Как мне кажется, фундаментальным чувством моего поколения, поколения постсоветских художников, кровно связанных с советским искусством, является тоска. Это тоска по нереализованным возможностям советского искусства, характерная для тех, кто должен был стать советским художником, но так им и не стал, ибо советское перестало существовать.
Стожаров как травма
У меня никогда не было сложностей с восприятием советского искусства. Я сам воспитанник советской академической художественной системы, и только в возрасте 18 лет, в 1990 году, я первый раз соприкоснулся с неофициальным и современным искусством. Меня привлекла возможность эксперимента, которую давало современное искусство, но я никогда не отказывался от своих базовых установок. И я никогда не воспринимал систему советского искусства как репрессивную. Возможно, она была однобокой и косной, но не репрессивной. Советское искусство всегда казалось мне обширной и сложно организованной сферой со своими полюсами либерализма и консерватизма.
Мое программное нежелание отказаться от наследия советского искусства связано и с травмой переселения, и с «советской тоской» в Нью-Йорке в начале 90-х. Шокирующим открытием стало для меня отсутствие в МоМА работ кумира моей юности Владимира Федоровича Стожарова (1926–1973). Именно в Нью-Йорке в 1994 году я ощутил полную и безоговорочную капитуляцию советской художественной системы. Конечно, я понимал, что в сконструированном каноне модернизма нет места Стожарову. «Отсутствие советского» в МоМА было ожидаемым, но тем не менее огорчительным. Я ощущал глубокую идеологизированность и репрессивность канона современного искусства, отрицающего мой исторический опыт художника.
Комитет посткоммунистической живописи
Два десятилетия, прошедшие со времени распада Советского Союза, стали эпохой необъявленной холодной (гражданской) войны в российском искусстве. Я имею в виду продолжающееся противостояние между «современным» и «традиционным» искусством, восходящее еще к конфликту авангардистов и соцреалистов в советское время. Традиционалисты видят в современном искусстве в первую очередь позерство и агрессивный антипрофессионализм. Пренебрежительные же отзывы «актуальных художников» о традиционалистах объясняются, в сущности, банальным снобизмом.

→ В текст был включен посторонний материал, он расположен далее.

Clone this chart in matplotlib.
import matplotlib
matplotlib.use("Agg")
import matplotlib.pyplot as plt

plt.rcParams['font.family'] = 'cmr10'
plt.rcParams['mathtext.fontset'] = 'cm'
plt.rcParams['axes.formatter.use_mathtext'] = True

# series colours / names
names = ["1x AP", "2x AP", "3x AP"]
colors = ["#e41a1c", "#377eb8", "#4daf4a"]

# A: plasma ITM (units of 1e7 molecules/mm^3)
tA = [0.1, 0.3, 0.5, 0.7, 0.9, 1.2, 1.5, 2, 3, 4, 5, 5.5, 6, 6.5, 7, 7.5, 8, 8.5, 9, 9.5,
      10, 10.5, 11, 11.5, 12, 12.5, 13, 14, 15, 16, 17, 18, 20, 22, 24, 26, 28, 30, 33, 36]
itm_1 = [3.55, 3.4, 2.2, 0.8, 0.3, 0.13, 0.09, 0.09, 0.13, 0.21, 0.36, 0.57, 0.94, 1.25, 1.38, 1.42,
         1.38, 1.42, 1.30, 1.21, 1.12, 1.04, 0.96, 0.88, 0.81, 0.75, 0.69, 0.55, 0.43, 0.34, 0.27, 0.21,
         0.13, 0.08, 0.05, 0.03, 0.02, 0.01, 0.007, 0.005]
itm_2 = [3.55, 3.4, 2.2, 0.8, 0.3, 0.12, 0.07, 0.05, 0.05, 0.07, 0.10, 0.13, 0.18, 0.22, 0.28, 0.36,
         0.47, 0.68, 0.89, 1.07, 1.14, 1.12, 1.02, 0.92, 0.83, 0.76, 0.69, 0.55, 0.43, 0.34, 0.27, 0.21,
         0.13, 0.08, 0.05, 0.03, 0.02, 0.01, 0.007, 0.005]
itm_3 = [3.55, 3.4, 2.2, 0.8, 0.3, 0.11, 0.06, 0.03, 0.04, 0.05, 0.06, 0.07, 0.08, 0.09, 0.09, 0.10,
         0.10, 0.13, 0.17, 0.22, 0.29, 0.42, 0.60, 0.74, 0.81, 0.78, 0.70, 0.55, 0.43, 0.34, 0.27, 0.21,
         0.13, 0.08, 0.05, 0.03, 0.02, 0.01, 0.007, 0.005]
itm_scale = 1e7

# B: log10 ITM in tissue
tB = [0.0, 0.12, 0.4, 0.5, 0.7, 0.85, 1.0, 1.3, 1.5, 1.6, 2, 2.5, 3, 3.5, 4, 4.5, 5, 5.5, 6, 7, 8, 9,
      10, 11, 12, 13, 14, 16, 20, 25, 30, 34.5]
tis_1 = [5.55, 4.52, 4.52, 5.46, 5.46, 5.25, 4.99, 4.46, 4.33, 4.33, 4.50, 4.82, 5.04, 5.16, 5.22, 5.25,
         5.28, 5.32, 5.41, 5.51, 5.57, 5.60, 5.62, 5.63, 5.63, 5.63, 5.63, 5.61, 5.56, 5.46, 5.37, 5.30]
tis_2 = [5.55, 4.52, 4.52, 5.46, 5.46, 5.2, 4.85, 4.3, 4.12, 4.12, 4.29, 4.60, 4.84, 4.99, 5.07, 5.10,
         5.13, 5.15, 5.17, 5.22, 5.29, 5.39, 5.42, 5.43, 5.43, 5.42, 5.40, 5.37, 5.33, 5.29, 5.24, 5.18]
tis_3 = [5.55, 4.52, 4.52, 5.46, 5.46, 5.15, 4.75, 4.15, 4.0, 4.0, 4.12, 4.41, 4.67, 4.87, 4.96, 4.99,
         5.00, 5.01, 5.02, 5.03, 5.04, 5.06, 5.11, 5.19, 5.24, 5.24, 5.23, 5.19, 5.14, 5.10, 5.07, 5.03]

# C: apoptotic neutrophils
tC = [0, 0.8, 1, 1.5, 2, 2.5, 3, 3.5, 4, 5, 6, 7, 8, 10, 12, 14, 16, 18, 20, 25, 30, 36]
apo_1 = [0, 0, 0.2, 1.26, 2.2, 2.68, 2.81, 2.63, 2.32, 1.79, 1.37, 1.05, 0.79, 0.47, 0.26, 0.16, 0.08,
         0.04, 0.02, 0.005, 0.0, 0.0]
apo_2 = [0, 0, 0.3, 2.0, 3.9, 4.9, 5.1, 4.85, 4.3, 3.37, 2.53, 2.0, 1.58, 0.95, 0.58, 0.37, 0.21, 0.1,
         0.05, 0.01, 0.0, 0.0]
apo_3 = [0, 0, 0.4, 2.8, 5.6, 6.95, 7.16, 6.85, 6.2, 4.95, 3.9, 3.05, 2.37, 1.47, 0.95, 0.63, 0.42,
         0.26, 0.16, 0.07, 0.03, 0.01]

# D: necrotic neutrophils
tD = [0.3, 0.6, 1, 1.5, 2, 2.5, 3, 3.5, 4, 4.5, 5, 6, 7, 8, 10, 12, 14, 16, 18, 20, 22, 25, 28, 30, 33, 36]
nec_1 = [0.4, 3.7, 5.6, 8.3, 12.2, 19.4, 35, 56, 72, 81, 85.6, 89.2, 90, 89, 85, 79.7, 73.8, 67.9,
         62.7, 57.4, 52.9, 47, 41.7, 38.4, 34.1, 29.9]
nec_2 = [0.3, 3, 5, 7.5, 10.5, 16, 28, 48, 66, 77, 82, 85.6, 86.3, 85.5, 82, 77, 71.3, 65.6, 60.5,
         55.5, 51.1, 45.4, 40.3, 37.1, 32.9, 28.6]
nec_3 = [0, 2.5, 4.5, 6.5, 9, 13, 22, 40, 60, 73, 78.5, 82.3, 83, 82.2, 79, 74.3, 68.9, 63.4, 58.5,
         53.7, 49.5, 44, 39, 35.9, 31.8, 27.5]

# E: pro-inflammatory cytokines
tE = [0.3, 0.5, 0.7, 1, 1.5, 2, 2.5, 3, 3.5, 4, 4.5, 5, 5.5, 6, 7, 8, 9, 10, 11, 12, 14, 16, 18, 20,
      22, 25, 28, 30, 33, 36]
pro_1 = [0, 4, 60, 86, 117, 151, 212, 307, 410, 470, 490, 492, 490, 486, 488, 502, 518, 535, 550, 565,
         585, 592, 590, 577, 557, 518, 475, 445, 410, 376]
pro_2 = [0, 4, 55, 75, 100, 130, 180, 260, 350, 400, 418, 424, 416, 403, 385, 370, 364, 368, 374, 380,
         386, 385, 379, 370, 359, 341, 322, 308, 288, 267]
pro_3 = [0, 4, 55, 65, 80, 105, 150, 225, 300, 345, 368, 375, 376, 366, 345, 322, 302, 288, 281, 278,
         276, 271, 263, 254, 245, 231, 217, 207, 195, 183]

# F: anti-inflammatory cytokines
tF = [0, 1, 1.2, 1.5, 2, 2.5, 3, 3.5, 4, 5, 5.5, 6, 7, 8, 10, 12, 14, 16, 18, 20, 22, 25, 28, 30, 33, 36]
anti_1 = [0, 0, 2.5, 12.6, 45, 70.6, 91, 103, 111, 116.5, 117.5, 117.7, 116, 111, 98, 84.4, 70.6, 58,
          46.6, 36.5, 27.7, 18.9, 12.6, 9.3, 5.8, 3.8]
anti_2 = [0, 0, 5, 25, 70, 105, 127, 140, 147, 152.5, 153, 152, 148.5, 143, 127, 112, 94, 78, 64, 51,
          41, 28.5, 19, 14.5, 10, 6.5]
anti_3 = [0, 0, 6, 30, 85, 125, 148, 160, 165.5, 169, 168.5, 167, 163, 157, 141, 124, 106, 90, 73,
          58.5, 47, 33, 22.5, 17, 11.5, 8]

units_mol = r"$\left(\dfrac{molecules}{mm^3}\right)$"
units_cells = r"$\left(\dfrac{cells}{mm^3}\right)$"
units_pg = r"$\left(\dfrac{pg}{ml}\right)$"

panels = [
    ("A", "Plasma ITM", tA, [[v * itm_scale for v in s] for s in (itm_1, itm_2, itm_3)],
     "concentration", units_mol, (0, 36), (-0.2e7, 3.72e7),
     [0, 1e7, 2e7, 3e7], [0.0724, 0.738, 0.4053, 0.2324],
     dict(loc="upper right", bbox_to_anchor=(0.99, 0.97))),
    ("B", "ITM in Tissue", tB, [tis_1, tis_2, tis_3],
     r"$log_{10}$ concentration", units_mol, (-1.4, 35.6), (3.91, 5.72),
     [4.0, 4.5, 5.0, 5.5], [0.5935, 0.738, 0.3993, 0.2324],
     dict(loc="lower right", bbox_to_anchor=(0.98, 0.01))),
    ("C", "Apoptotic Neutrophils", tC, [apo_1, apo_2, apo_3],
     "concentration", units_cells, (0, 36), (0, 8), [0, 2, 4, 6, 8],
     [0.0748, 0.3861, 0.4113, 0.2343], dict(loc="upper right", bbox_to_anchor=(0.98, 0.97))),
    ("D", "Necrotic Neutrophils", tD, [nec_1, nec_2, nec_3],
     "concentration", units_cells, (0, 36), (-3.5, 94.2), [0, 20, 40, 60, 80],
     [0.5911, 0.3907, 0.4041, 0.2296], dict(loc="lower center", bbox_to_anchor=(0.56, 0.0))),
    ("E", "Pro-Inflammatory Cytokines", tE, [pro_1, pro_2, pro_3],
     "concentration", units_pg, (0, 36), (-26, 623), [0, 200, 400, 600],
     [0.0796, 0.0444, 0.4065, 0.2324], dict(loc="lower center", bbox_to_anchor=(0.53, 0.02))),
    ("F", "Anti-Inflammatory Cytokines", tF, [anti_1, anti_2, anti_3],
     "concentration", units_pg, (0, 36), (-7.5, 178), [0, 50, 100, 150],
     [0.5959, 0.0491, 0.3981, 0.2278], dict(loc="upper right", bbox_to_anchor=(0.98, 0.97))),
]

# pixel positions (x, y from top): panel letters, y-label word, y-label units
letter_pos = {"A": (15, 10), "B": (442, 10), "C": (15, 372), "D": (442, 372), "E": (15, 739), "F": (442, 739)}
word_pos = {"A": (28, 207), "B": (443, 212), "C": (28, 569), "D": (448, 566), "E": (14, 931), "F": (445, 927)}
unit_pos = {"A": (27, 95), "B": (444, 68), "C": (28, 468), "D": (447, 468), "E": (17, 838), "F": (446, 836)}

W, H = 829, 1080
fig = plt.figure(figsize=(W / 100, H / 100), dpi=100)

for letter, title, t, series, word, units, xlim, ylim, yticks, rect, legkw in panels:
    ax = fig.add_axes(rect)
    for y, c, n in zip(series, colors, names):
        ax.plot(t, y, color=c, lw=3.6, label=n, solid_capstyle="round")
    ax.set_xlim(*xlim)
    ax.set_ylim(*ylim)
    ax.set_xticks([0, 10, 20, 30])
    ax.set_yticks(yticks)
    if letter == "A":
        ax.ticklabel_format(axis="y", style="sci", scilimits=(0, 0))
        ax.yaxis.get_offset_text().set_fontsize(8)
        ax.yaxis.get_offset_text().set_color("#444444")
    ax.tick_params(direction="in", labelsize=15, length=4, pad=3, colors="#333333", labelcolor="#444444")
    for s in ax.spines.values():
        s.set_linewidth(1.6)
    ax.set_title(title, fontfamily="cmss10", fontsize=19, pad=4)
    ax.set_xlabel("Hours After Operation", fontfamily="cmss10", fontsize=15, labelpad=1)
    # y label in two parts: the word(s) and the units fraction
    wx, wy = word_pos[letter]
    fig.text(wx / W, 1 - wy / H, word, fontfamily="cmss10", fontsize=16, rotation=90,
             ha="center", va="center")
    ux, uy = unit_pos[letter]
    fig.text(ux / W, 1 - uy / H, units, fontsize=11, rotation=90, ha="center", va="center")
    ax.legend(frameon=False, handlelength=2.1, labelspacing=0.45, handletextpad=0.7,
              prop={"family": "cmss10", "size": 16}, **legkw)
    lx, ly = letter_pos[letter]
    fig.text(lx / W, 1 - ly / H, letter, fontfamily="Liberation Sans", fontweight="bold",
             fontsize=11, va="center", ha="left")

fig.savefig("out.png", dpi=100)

Высокомерное отношение современной художественной среды к «традиционным» художникам столь же неплодотворно, как и неприятие современного искусства со стороны трад ционалистов. Эта холодная (гражданская) война в постсоветской художественной среде должна быть остановлена. Обращение к наследию советского искусства может оказаться тем, что примирит враждующие стороны.

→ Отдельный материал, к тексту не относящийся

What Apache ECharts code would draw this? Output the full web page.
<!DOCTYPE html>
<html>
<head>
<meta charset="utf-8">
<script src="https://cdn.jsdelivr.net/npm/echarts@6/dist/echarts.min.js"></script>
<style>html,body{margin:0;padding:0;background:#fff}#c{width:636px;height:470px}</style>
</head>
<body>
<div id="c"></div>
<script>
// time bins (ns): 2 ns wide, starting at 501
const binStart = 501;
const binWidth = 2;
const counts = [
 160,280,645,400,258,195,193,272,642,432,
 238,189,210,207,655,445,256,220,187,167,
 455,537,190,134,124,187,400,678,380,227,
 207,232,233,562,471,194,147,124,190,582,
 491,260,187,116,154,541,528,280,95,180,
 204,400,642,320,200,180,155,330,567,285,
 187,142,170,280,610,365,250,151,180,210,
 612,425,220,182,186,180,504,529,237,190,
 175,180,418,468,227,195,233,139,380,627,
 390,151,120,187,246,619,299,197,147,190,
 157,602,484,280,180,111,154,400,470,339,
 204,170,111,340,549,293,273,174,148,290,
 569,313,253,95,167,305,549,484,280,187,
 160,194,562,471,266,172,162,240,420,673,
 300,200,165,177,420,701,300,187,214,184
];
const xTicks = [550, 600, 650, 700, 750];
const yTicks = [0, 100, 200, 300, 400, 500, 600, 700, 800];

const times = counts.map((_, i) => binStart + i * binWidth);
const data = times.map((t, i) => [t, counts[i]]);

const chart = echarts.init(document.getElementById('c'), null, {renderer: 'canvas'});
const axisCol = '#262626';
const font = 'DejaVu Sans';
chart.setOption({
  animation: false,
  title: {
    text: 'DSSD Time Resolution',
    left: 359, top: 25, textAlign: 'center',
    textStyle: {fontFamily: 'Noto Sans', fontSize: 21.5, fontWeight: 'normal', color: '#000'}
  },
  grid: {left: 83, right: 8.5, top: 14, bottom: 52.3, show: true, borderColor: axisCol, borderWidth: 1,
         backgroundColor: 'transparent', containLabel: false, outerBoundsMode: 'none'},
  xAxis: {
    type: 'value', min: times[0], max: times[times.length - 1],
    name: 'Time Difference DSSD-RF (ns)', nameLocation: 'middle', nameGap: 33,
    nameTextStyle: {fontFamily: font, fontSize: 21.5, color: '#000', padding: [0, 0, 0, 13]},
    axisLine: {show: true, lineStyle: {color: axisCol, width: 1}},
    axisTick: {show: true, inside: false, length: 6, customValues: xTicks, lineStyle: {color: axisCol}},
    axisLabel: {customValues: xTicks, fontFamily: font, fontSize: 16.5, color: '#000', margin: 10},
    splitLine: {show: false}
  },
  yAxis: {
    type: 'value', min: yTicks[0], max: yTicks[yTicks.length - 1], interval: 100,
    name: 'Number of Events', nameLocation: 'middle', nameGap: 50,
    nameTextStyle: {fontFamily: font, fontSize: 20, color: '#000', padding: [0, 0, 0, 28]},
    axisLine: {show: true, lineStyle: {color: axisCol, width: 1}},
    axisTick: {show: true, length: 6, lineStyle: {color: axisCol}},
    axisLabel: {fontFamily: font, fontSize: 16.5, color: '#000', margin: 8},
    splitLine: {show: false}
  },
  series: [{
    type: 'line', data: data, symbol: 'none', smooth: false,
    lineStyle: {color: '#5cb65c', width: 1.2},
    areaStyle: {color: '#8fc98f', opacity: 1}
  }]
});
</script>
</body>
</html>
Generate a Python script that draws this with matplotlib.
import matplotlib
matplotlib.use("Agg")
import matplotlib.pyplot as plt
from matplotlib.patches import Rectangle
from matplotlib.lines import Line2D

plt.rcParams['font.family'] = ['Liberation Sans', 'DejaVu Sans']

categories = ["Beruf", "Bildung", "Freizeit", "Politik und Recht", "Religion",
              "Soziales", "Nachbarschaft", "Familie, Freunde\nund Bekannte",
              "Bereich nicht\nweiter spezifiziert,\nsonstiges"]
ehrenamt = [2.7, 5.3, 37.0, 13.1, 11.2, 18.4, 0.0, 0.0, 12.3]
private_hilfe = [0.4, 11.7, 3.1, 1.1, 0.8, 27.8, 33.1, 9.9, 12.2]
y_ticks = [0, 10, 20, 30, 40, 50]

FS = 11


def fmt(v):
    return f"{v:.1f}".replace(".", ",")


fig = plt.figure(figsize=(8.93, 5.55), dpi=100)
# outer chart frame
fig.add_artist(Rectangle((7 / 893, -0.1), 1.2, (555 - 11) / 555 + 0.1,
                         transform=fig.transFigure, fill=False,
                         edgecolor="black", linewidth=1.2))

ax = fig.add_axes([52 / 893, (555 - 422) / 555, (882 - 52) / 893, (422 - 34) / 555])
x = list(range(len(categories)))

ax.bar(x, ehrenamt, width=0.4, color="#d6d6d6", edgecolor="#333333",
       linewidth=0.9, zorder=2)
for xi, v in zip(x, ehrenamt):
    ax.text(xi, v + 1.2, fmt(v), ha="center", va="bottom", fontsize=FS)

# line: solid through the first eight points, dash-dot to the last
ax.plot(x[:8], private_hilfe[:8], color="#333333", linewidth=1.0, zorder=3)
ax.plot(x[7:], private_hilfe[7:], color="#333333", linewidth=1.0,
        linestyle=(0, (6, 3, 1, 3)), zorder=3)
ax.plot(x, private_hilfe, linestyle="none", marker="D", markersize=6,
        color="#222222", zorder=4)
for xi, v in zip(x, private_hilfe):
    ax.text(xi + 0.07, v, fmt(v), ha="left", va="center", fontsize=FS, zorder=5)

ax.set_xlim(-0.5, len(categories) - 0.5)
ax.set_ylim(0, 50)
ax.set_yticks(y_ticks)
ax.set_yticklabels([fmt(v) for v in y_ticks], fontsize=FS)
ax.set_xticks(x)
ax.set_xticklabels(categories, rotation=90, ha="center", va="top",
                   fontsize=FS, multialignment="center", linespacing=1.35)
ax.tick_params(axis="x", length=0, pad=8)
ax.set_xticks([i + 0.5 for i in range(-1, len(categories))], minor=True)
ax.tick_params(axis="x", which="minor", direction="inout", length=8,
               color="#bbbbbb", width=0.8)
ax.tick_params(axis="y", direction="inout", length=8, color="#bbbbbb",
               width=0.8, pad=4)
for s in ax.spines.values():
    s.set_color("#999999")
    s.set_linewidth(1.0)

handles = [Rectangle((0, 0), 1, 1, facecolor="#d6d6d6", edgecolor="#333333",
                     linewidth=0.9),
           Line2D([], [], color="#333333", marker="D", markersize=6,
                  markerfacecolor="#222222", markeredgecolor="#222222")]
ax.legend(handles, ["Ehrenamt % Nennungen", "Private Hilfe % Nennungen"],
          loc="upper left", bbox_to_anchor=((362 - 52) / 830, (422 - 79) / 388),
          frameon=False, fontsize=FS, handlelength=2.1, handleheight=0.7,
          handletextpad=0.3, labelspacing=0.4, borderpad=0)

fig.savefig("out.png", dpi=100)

Мне кажется, что сейчас самое время открыть для зрителя все многообразие советского искусства. Комитет посткоммунистической живописи, который начнет свою работу в ближайшее время, будет интернациональным сообществом художников и исследователей, интересующихся историей социалистического реализма и маргинальных течений в советском искусстве. Комитет посткоммунистической живописи намерен организовывать дискуссии, работать с архивными материалами (многие из которых никогда не были переведены на иностранные языки) и изучать советское искусство конца 40-х — 80-х годов.
Речь идет вовсе не об апологии соцреализма — соцреализм берется в качестве отправной точки для разработки альтернативного пути развития искусства. Участники Комитета планируют обратиться к советскому искусству для критики модернистского канона, сконструированного во время холодной войны, — коррумпированного и самовлюбленного международного формализма и гламура. Деятельность Комитета должна встать в один ряд с такими прогрессивными формами художественной работы, как социальные практики, интервенционизм и т.п.